Leave out the pictures and print only the lines from the one with "Give me the matplotlib source for this chart." through the one with "ax = fig.add_axes([0.066, 0.187, 0.9446, 0.784])", exactly as they are.
## Start
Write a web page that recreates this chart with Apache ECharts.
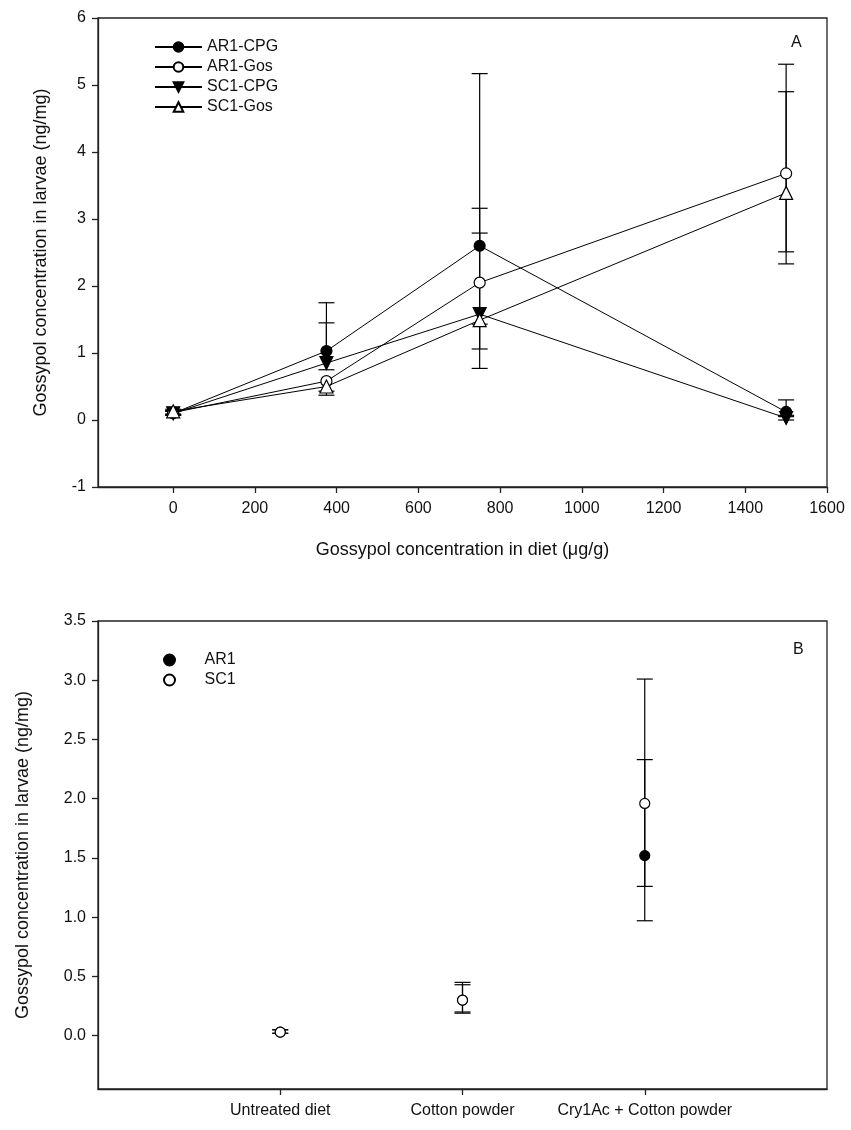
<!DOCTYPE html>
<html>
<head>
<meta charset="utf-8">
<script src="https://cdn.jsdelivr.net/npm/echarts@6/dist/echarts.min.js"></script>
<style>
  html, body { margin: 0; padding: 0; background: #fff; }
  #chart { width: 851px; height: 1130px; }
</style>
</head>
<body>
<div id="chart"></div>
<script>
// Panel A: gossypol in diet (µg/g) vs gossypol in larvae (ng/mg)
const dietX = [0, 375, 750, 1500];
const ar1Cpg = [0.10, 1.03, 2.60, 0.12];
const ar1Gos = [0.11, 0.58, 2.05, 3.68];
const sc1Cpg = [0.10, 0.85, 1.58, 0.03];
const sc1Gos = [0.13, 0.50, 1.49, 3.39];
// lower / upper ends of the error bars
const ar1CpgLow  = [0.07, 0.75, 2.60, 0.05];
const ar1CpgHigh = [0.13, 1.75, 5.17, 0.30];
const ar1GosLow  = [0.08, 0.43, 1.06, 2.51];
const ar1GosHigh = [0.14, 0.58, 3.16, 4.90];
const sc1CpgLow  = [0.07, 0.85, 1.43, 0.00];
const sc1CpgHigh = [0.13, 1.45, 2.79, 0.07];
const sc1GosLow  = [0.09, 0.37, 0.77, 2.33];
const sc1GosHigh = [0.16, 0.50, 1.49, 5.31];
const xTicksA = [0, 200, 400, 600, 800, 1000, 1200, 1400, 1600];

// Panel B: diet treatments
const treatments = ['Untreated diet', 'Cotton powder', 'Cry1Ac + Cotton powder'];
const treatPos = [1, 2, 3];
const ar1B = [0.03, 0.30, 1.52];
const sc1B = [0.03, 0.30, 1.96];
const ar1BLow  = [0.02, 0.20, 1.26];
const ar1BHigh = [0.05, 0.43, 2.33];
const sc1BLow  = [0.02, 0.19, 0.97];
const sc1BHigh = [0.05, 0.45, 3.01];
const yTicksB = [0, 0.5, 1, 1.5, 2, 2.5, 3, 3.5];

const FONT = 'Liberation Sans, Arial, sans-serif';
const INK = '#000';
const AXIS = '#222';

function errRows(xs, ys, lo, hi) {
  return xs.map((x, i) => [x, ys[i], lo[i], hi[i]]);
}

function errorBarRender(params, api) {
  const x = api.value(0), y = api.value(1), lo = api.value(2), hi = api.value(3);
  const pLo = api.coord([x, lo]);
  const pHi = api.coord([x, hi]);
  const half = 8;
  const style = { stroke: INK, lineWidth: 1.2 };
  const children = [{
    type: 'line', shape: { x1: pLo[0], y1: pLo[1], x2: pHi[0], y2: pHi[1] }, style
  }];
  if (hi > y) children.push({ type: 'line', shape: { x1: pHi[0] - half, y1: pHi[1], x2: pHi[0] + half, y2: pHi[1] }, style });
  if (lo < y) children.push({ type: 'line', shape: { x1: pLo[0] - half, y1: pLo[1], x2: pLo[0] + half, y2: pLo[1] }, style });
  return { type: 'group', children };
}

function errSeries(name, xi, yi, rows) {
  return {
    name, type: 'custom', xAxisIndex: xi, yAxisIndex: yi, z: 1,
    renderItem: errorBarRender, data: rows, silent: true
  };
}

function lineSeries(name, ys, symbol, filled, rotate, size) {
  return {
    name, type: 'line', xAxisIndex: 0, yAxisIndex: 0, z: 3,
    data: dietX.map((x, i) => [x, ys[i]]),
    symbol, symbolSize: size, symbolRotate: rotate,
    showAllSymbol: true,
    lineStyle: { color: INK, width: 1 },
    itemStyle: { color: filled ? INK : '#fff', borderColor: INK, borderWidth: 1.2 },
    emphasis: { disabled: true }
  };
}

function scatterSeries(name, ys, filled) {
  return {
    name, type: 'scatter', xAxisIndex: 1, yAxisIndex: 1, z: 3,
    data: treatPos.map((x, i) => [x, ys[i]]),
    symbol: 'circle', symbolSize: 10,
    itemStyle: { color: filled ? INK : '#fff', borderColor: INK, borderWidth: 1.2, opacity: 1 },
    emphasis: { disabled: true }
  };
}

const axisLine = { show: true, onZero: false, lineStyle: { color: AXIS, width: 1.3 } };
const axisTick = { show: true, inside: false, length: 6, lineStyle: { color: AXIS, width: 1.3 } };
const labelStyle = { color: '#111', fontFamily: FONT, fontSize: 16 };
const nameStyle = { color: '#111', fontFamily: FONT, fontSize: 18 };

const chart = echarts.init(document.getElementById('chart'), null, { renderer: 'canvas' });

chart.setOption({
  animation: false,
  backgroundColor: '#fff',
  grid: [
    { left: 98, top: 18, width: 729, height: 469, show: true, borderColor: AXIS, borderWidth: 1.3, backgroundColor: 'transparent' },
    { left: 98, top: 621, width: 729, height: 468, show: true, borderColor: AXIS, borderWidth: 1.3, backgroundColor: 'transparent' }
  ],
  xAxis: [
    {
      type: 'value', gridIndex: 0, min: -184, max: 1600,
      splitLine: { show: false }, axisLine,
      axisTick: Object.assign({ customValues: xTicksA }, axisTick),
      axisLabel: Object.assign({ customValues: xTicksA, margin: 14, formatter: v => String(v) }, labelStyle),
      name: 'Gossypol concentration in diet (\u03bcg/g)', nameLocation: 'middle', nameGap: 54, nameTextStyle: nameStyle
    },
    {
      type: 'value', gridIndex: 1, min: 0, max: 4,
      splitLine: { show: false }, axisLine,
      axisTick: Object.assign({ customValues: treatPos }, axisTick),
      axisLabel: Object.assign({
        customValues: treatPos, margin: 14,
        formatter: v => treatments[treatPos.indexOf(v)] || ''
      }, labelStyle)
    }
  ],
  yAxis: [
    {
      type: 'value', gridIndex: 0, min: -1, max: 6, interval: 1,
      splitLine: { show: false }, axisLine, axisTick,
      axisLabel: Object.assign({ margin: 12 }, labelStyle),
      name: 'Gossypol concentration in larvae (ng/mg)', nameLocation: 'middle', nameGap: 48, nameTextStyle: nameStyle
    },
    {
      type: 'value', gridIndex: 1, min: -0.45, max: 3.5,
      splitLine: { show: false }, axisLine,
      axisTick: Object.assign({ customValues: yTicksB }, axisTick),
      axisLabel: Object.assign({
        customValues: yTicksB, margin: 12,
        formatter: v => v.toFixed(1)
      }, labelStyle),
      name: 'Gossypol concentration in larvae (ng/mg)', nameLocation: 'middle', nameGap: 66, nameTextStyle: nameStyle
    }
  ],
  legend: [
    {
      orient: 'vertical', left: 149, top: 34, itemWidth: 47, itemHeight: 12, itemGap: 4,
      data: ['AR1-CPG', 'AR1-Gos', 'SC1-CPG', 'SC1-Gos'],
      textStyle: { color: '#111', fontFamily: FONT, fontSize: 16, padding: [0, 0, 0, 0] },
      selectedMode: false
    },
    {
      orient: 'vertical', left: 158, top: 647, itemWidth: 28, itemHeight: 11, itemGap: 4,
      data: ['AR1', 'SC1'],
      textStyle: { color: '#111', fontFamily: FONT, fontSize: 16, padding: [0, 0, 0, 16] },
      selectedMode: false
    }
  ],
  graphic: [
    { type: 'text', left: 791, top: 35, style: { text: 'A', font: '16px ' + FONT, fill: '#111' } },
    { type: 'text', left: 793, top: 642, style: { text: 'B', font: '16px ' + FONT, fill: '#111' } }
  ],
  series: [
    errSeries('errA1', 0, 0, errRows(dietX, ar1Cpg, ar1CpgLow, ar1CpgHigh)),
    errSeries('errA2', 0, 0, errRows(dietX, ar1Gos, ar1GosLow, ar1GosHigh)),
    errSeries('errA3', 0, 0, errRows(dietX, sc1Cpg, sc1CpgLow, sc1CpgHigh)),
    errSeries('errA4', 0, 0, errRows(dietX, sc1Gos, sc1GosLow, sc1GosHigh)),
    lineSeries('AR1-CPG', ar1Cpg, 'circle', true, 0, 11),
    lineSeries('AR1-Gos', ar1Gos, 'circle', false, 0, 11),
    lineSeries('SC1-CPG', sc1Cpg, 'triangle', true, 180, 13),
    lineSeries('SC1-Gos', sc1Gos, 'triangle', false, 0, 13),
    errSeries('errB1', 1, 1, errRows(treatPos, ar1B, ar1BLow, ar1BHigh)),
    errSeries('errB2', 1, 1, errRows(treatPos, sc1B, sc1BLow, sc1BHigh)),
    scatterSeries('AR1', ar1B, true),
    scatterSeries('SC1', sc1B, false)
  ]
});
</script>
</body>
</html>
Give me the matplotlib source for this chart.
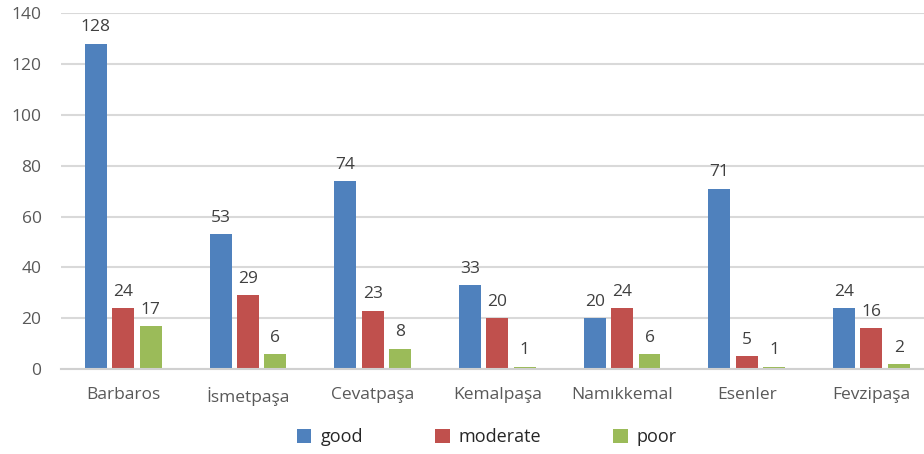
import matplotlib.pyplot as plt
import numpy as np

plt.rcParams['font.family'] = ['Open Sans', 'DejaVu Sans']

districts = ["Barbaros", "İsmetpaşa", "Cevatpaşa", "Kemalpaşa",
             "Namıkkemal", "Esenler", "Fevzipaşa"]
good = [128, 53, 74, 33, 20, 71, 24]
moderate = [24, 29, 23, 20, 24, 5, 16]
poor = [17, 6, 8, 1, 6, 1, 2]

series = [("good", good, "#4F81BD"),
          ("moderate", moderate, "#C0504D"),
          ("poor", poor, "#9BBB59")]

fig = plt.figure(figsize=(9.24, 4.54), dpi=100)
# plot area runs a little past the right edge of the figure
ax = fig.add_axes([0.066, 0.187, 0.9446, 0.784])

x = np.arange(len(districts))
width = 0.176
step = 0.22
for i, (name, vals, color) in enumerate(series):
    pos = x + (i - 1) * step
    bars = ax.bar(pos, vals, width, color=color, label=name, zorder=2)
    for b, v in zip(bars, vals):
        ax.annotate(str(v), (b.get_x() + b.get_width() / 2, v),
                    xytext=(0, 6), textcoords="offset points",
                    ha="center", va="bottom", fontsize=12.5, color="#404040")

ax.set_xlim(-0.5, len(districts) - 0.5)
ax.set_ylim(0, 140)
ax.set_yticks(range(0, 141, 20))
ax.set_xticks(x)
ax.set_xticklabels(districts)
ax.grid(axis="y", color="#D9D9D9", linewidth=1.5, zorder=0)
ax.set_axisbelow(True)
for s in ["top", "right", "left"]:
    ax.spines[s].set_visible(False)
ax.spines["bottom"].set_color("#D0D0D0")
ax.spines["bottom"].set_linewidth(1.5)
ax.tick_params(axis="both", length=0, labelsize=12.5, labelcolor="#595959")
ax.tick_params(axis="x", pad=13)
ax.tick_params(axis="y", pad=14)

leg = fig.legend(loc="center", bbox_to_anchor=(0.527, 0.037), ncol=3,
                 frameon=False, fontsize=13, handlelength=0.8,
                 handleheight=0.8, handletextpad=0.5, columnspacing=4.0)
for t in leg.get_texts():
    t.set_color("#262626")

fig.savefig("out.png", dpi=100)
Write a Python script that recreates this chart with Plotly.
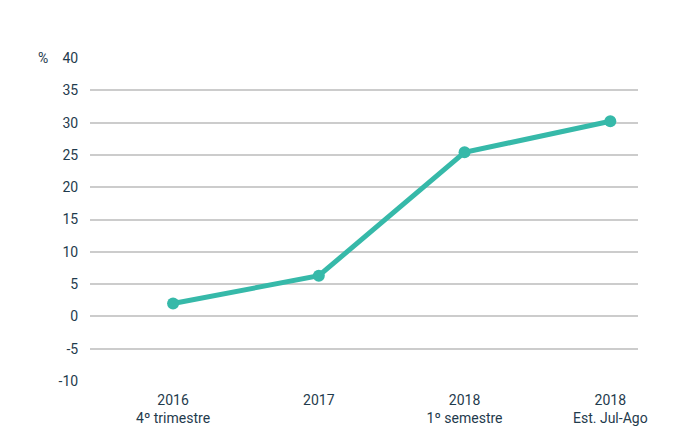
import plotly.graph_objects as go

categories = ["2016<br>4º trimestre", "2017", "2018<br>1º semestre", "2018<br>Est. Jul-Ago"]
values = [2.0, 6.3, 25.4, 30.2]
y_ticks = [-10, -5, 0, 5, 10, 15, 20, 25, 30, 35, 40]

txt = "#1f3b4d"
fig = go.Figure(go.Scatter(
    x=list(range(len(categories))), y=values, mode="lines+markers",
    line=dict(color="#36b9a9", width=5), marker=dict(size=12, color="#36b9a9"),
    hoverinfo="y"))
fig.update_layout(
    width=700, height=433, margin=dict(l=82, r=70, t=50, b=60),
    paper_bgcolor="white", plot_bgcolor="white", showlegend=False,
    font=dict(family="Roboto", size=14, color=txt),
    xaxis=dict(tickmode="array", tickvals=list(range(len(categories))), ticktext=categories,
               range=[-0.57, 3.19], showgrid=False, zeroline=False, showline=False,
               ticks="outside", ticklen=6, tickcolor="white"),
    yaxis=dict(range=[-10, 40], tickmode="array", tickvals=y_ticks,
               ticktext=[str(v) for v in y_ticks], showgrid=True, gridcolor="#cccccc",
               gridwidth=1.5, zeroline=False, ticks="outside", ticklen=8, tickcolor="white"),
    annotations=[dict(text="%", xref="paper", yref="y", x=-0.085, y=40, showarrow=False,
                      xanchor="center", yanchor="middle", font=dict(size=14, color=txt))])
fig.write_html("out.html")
## End
» EXERCISE SOLUTION
Give me the matplotlib source for this chart.
import matplotlib.pyplot as plt
import numpy as np

plt.rcParams['font.family'] = ['Open Sans', 'DejaVu Sans']

districts = ["Barbaros", "İsmetpaşa", "Cevatpaşa", "Kemalpaşa",
             "Namıkkemal", "Esenler", "Fevzipaşa"]
good = [128, 53, 74, 33, 20, 71, 24]
moderate = [24, 29, 23, 20, 24, 5, 16]
poor = [17, 6, 8, 1, 6, 1, 2]

series = [("good", good, "#4F81BD"),
          ("moderate", moderate, "#C0504D"),
          ("poor", poor, "#9BBB59")]

fig = plt.figure(figsize=(9.24, 4.54), dpi=100)
# plot area runs a little past the right edge of the figure
ax = fig.add_axes([0.066, 0.187, 0.9446, 0.784])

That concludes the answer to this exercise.